# [Task details]
Pictures stay out of the copy. Please reproduce only the lines between the one holding "What Apache ECharts" and the one holding "0.398, 0.151, 0.109];", inclusive.

# [Input data]
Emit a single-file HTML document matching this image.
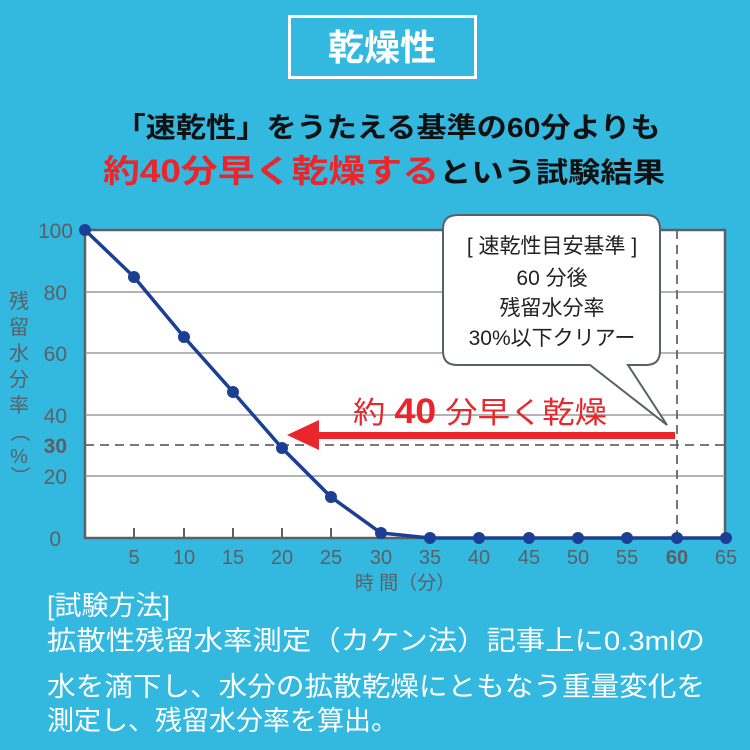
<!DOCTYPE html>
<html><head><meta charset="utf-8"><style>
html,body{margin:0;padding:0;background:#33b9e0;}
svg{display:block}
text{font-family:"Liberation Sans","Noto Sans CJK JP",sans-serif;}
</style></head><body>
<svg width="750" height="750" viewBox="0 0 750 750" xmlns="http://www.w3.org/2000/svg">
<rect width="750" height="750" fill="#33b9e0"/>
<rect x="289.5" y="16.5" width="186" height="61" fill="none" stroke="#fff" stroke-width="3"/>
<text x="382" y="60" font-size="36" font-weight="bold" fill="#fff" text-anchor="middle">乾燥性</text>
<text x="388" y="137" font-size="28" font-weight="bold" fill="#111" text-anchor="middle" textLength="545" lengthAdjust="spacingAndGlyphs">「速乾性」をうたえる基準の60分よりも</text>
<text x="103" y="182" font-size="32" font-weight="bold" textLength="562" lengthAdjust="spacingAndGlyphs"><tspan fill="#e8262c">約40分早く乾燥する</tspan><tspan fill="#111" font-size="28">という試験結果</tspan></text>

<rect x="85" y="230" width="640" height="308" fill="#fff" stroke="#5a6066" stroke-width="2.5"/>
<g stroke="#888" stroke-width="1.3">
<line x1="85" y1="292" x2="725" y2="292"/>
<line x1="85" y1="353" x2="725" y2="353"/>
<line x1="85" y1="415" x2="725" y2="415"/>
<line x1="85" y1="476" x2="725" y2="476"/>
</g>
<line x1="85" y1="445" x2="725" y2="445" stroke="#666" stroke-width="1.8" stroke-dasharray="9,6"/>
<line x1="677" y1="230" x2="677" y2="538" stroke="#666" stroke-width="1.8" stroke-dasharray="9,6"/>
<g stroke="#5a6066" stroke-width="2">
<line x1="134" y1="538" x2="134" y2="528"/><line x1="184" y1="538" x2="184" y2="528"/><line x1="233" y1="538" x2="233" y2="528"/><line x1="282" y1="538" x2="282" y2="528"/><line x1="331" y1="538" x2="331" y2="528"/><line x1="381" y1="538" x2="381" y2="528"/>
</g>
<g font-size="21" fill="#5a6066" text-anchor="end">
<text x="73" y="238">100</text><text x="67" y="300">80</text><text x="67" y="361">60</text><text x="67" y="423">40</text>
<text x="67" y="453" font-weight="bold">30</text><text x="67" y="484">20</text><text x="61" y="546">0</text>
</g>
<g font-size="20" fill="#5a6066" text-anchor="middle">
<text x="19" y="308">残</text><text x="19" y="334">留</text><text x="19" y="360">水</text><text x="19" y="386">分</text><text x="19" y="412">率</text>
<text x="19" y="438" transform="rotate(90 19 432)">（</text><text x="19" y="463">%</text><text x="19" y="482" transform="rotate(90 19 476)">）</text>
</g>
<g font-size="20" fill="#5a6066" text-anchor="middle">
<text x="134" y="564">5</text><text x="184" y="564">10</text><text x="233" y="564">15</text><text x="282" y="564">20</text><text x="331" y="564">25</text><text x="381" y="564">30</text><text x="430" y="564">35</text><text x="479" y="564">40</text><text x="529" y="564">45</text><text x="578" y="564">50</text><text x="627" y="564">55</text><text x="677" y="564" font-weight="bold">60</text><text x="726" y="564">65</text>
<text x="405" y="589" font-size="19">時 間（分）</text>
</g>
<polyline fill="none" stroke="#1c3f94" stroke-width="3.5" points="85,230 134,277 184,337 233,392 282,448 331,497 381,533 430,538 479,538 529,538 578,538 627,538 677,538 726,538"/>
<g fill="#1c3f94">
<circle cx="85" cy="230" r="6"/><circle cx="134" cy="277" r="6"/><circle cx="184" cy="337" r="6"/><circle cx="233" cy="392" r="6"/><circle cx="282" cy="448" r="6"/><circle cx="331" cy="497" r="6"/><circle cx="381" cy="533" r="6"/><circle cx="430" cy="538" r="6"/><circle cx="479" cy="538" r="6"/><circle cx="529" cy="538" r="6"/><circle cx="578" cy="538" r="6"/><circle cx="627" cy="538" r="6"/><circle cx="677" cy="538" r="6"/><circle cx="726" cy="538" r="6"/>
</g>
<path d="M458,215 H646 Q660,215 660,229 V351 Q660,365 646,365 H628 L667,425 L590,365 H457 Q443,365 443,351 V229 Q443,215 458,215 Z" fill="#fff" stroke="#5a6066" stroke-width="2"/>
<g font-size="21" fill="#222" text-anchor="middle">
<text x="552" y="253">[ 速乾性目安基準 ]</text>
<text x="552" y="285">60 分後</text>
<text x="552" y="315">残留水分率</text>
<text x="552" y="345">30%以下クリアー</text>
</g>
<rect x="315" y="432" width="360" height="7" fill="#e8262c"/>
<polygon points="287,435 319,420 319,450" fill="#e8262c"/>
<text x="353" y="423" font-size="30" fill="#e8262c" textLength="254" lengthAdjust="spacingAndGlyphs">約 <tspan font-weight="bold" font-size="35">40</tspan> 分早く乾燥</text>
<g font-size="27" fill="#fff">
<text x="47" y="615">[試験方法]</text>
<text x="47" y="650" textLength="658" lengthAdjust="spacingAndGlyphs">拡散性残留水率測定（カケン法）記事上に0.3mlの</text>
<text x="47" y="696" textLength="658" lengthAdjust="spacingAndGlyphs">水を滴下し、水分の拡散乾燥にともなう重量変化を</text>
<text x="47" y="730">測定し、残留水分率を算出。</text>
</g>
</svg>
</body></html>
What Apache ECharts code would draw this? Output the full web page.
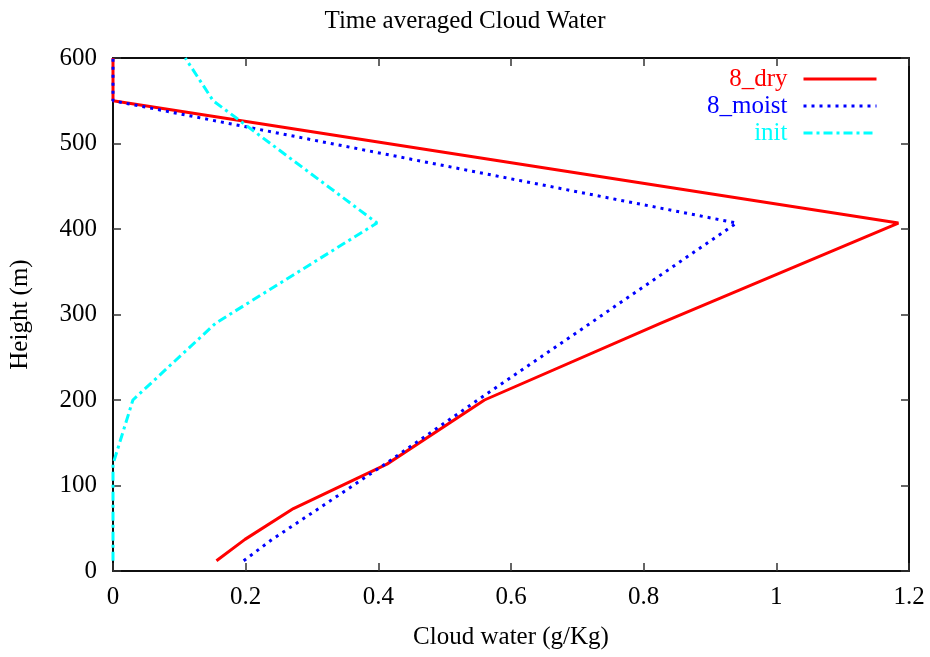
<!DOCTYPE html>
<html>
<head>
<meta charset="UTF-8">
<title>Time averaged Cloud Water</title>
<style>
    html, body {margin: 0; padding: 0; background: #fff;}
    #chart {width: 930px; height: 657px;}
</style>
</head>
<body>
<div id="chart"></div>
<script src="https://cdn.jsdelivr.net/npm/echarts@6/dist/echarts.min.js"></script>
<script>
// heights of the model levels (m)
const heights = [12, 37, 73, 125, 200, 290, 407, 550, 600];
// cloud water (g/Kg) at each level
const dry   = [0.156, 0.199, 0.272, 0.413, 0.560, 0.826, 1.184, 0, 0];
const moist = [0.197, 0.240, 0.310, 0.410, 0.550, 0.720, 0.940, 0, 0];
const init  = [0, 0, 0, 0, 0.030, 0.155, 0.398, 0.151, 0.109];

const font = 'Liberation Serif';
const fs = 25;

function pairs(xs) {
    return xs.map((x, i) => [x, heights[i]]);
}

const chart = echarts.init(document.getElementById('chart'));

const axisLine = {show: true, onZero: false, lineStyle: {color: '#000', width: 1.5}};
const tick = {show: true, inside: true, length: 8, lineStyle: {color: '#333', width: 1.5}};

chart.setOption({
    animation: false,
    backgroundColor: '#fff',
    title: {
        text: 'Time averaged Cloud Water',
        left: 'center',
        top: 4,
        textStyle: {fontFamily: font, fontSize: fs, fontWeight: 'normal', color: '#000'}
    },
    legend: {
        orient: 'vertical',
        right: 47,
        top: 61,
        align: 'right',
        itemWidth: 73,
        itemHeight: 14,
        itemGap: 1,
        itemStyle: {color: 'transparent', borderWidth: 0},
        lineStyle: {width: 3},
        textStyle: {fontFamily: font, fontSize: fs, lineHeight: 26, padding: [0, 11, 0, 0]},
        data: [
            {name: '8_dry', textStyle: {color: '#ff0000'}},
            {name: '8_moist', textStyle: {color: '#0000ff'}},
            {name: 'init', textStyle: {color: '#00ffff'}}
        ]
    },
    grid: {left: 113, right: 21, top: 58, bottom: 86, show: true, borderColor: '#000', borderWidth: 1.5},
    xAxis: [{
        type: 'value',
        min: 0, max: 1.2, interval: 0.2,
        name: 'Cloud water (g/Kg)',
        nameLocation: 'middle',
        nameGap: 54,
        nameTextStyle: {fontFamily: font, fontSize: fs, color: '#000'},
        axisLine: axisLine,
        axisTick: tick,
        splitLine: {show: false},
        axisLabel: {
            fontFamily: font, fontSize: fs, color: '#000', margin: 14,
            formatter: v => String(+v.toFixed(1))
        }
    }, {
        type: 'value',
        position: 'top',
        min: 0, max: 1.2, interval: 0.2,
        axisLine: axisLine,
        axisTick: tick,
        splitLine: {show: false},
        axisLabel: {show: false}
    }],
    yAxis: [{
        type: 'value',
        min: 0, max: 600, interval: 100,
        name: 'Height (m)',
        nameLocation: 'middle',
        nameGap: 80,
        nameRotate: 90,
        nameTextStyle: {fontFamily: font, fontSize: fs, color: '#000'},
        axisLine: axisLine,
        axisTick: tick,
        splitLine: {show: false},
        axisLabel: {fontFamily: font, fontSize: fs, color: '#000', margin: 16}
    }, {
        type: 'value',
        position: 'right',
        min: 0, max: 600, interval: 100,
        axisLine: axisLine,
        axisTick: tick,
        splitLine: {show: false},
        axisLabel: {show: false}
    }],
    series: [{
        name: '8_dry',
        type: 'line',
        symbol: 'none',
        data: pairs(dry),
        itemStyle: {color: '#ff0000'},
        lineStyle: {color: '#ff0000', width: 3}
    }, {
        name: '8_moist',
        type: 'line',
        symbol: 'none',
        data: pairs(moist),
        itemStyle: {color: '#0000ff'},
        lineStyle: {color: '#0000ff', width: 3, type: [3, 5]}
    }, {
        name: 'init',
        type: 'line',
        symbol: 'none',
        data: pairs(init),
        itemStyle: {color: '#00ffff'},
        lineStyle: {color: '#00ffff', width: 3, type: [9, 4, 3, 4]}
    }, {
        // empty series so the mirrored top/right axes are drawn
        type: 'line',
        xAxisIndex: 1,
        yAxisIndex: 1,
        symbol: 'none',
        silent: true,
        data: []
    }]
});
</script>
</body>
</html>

# [Exercise result]
What Apache ECharts code would draw this? Output the full web page.
<!DOCTYPE html>
<html>
<head>
<meta charset="UTF-8">
<title>Time averaged Cloud Water</title>
<style>
    html, body {margin: 0; padding: 0; background: #fff;}
    #chart {width: 930px; height: 657px;}
</style>
</head>
<body>
<div id="chart"></div>
<script src="https://cdn.jsdelivr.net/npm/echarts@6/dist/echarts.min.js"></script>
<script>
// heights of the model levels (m)
const heights = [12, 37, 73, 125, 200, 290, 407, 550, 600];
// cloud water (g/Kg) at each level
const dry   = [0.156, 0.199, 0.272, 0.413, 0.560, 0.826, 1.184, 0, 0];
const moist = [0.197, 0.240, 0.310, 0.410, 0.550, 0.720, 0.940, 0, 0];
const init  = [0, 0, 0, 0, 0.030, 0.155, 0.398, 0.151, 0.109];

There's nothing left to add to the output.